I chose to use the MedAD metric as the third metric to compare the models' performance. The MedAD metric is the Median Absolute Deviation between the predicted and actual values. This metric is useful because it is not as sensitive to outliers as the MAPE metric (see comments in q4).

Analysis:

All three metrics show a **consistent** trend: the Random Forest model has significantly lower errors compared to the Linear Regression model. This consistency across different types of error metrics indicates a strong agreement in their assessment of the models' performance.

**The RFM is a better model** for this case because it has lower errors across all three metrics (RMSE, MAD, and MedAD), indicating that it is better at predicting the actual values of the data points. 
- A lower RMSE indicates that it is better at handling larger deviations in predictions. 
- A lower MAD indicates that, on average, it makes smaller errors than the Linear Regression model. 
- A lower MedAD, which indicates that the median size of errors is much smaller, indicating more consistent and accurate predictions for the majority of the data points.
_____

Interpretation of the errors:

- RMSE: It emphasizes larger errors more due to the squaring of the residuals.
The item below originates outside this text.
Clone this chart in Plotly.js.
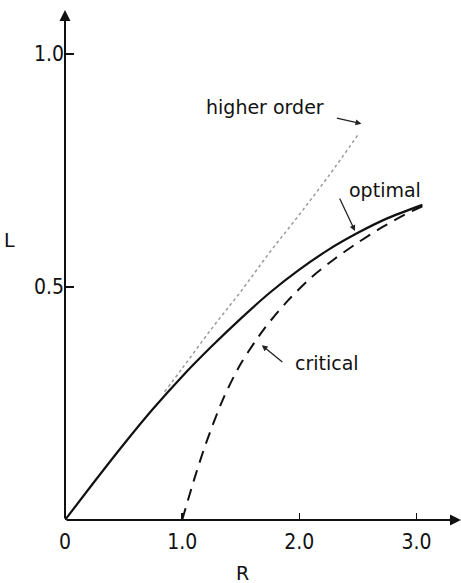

The fact that RF has a substantially lower RMSE suggests it's better at handling larger deviations in predictions.
- MAD: This metric gives an average level of error and is less sensitive to outliers than RMSE. The lower MAD for the Random Forest model indicates that on average, it makes smaller errors than the Linear Regression model.
- MedAD: This metric gives the typical or median error in the predictions and is robust to outliers. The significantly lower MedAD for the Random Forest model suggests that the median size of errors is much smaller, indicating more consistent and accurate predictions for the majority of the data points.